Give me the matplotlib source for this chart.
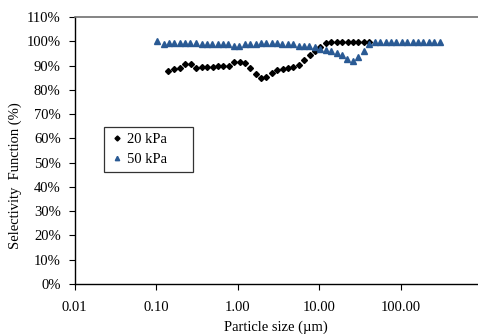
************
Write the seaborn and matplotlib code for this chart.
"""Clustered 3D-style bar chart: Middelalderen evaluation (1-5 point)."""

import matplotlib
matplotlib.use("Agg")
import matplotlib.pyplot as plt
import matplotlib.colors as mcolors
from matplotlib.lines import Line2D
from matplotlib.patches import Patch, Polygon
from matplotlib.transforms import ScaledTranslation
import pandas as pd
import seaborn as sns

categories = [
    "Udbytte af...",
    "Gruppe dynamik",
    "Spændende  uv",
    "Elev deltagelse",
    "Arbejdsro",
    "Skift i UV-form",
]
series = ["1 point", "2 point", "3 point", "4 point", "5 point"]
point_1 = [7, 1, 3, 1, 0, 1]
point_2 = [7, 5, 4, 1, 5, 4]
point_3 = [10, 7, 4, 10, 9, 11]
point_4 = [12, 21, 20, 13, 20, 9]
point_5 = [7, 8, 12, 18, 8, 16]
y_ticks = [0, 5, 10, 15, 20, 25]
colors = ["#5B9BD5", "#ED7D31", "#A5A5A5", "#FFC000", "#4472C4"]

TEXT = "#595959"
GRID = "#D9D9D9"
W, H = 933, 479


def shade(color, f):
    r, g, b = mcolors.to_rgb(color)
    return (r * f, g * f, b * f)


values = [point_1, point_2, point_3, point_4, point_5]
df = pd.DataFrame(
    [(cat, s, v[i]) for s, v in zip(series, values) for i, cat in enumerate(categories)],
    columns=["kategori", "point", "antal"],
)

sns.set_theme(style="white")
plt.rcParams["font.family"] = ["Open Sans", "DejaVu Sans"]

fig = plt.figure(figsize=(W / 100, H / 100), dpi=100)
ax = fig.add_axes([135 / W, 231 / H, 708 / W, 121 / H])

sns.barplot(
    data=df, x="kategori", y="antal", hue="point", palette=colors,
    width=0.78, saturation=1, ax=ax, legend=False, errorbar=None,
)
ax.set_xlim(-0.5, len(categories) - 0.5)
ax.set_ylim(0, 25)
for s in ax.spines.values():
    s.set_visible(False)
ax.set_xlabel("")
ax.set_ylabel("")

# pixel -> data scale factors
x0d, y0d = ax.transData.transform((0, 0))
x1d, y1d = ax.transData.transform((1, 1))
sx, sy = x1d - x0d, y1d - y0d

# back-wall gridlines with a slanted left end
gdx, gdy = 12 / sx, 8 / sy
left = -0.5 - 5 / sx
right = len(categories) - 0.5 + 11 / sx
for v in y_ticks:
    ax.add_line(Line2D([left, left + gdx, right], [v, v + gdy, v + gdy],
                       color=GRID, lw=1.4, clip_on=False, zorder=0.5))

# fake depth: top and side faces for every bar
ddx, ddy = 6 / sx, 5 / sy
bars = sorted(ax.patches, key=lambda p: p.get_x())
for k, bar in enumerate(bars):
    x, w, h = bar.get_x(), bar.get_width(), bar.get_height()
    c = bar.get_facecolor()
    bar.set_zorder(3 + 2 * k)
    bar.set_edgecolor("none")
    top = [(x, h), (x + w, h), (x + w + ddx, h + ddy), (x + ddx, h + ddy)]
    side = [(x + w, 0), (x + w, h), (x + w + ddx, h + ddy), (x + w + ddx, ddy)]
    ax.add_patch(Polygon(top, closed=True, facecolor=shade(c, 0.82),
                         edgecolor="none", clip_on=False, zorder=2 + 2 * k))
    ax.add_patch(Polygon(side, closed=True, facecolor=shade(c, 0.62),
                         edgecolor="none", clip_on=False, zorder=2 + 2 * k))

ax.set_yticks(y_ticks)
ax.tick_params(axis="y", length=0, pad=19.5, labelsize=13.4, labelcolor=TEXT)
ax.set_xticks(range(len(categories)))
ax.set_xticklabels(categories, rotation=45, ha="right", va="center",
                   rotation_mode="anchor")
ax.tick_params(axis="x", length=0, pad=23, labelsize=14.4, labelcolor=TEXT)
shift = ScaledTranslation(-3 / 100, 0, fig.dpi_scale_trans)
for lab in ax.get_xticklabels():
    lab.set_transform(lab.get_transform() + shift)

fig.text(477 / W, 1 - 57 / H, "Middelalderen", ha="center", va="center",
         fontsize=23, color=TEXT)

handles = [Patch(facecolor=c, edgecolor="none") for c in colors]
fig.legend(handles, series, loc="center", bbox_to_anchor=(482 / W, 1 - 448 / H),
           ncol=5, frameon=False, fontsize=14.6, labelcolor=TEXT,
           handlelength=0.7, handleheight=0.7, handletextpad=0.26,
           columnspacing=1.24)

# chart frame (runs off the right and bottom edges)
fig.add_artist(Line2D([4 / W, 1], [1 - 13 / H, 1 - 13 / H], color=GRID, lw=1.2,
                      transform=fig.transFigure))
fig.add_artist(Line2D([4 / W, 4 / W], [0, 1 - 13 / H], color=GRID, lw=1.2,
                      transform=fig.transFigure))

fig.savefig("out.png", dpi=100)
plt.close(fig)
************
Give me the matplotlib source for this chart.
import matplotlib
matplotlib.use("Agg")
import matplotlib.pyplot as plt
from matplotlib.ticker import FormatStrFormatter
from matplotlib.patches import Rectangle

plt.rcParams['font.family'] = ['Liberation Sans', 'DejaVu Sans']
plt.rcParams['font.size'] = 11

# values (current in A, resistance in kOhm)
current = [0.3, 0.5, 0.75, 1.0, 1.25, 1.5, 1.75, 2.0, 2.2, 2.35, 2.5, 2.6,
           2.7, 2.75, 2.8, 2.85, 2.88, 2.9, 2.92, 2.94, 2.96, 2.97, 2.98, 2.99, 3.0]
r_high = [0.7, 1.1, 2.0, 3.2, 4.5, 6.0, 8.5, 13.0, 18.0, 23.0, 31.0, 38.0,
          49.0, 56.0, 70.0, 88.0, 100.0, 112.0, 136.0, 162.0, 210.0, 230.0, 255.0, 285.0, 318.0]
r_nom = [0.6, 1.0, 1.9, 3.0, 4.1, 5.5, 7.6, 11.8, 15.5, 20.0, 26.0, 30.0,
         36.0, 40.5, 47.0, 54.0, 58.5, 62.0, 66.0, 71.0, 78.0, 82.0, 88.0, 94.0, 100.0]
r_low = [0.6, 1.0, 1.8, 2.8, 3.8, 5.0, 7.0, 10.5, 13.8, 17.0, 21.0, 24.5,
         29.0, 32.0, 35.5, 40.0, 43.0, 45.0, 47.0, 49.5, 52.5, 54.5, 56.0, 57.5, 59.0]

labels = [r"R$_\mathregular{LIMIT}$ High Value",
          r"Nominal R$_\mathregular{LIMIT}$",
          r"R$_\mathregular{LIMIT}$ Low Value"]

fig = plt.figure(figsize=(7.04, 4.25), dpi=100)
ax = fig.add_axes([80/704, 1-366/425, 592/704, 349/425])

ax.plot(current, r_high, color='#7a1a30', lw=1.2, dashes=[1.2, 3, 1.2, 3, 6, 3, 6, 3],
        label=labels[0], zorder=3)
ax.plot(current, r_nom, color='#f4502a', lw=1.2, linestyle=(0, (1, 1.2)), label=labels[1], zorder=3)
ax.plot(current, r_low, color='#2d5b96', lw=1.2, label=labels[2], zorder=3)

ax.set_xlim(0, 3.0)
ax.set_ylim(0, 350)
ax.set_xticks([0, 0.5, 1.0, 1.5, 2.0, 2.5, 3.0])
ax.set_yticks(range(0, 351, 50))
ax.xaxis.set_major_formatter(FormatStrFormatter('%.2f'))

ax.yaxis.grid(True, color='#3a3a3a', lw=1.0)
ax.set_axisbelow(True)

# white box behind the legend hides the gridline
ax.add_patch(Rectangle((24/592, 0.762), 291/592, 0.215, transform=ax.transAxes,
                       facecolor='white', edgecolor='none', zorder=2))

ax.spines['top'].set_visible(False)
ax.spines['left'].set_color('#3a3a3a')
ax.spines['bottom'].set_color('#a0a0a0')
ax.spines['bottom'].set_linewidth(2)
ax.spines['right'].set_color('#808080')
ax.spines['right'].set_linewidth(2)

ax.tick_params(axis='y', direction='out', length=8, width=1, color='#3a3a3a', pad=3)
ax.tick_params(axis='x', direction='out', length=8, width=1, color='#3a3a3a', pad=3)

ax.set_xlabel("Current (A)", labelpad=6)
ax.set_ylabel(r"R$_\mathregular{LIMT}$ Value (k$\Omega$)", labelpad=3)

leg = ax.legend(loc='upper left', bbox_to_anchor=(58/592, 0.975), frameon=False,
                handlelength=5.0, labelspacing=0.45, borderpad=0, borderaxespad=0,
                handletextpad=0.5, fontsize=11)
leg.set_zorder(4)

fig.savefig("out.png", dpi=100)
************
● REQUIREMENTS
Find all the lines containing "seaborn" in the material, then copy them.

● SOLUTION TO THIS PROBLEM
Write the seaborn and matplotlib code for this chart.
import seaborn as sns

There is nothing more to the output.